Home › IMRG Blog › Online retail news in brief (16 May 2018)
By IMRG
In case you missed them, we’ve pulled together a few online retail news highlights from around the web this week.
Here are some of the latest stories in online retail.
April 2018 chose to follow the example of its predecessors and rain. Wet conditions last month drove shoppers away from stores, according to BRC-Springboard figures.
Footfall fell 3.3%, in contrast to the 1.6% it grew in 2017.
Diane Wehrle, Springboard marketing and insights director: “Much could be made of the adverse impact on April's footfall of Easter shifting to March, but even looking at March and April together - so smoothing this out - still demonstrates that footfall has plummeted. A 3.3% drop in April, following on from 6 per cent in March, resulted in an unprecedented drop of 4.8% over the two months. Not since the depths of recession in 2009, has footfall over March and April declined to such a degree, and even then the drop was less severe at 3.8 %.”
Figures from Visa have indicated that the volume of card payments in April 2018 fell by 2% year-on-year.
Discretionary spend on electrical appliances, recreation, and furniture fell the most.
Visa chief commercial officer Mark Antipof: “Retailers will be pinning their hopes on further improvements in household finances and warmer weather leading to a more upbeat few months heading into summer.”
According to a survey from PushOn, online retailers could be enjoying greater spend from their customers by improving the website experience:
Research by McKinsey and Periscope has shown a disparity between shoppers’ attitudes to personalised marketing in various countries.
50% of US shoppers feel “really” or “somewhat” positively towards personalised messaging, but UK and French shoppers feel less well disposed; 37% and 38% respectively “somewhat” like it or have a “very favourable” feeling.
Julien Boudet, the global leader of McKinsey’s work in personalisation: “Personalisation initiatives can deliver significant value, including on average 10-30% revenue uplift and higher customer acquisition rates and engagement. But the key is that they must be done right.”
Amazon has acknowledged the locations of its next two Amazon Go Stores.
Amazon confirmed that its job listings in Chicago and San Francisco were for roles in Amazon Go Stores, which, though they do not use cashiers, require shelf-stockers and chefs.
As yet, there is no confirmation of any UK stores, but the UK Intellectual Property Office has approved Amazon’s ‘No Lines. No Checkout. (No, seriously)’ slogan.
The Co-op is launching its deposit and return scheme (DRS) at the Reading, Leeds, Latitude, and Download festivals this summer.
The scheme involves an additional charge on plastic bottles, which can be reclaimed by returning the empty vessels at a ‘reverse vending machine’.
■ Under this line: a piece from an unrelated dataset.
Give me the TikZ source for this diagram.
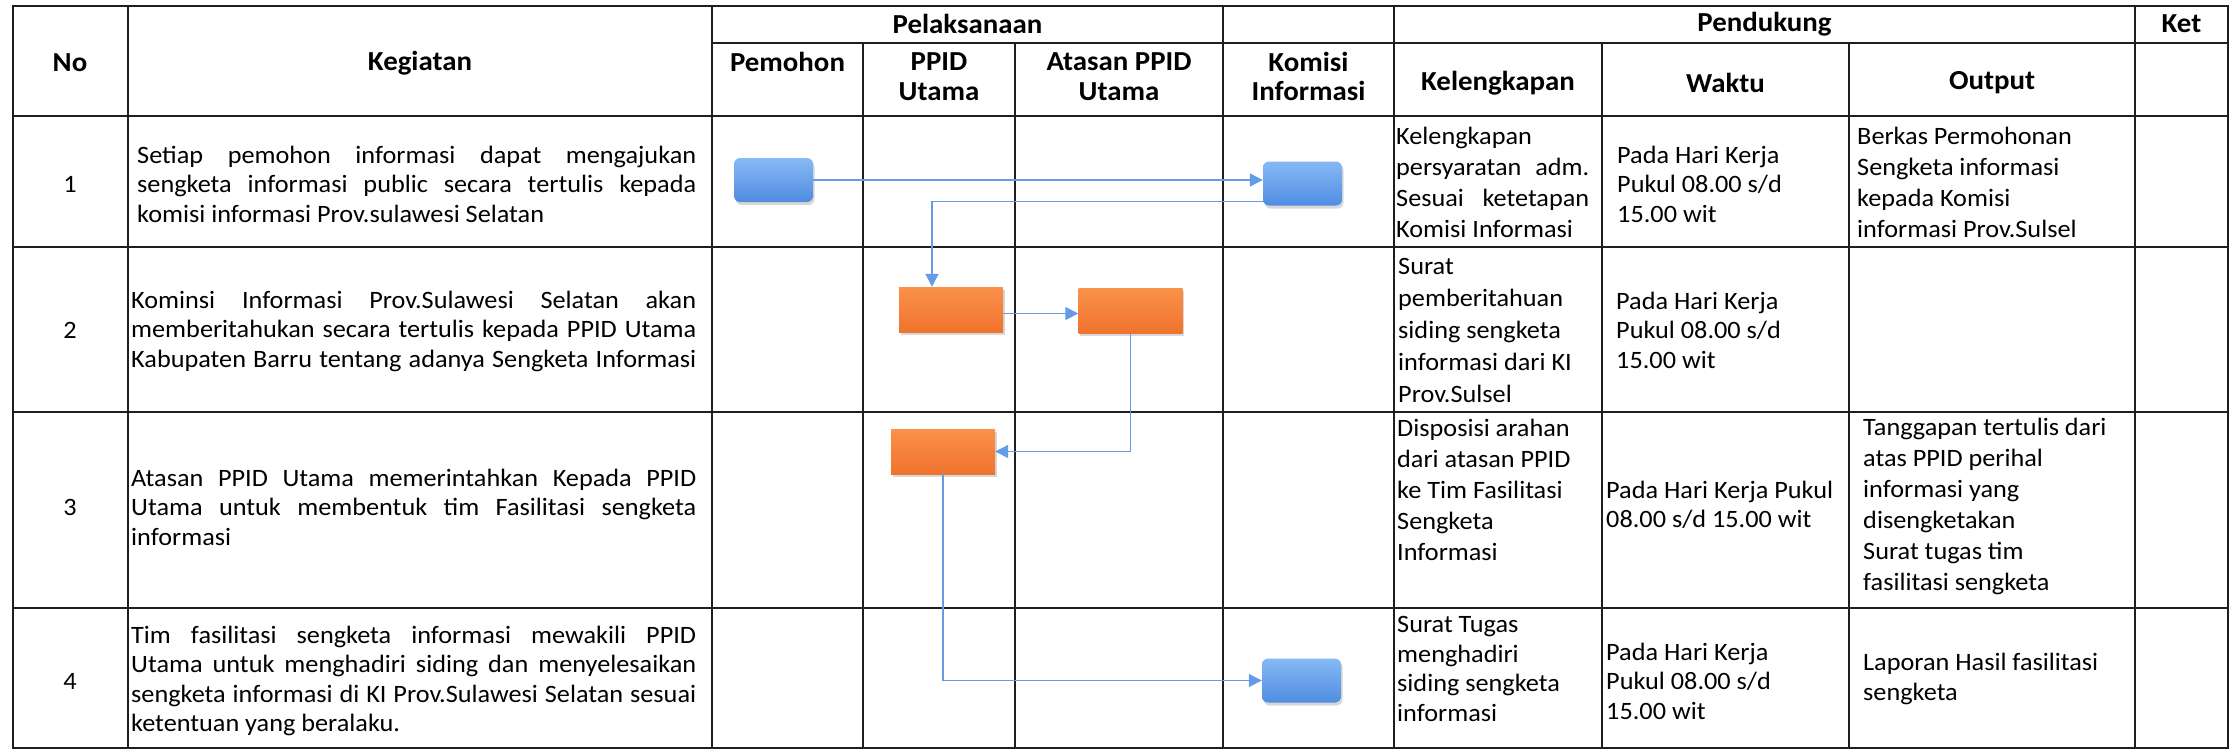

A report entitled ‘Cause of Cambrian Explosion – Terrestrial or Cosmic?’ has posited that octopuses may have evolved somewhere other than Earth, and arrived on our planet as fertilised eggs encased in ice:
“The genome of the Octopus shows a staggering level of complexity with 33,000 protein-coding genes more than is present in Homo sapiens. Its large brain and sophisticated nervous system, camera-like eyes, flexible bodies, instantaneous camouflage via the ability to switch colour and shape are just a few of the striking features that appear suddenly on the evolutionary scene. “The transformative genes leading from the consensus ancestral Nautilus to the common Cuttlefish to Squid to the common are not easily to be found in any pre-existing life form – it is plausible then to suggest they seem to be borrowed from a far distant “future” in terms of terrestrial evolution, or more realistically from the cosmos at large.”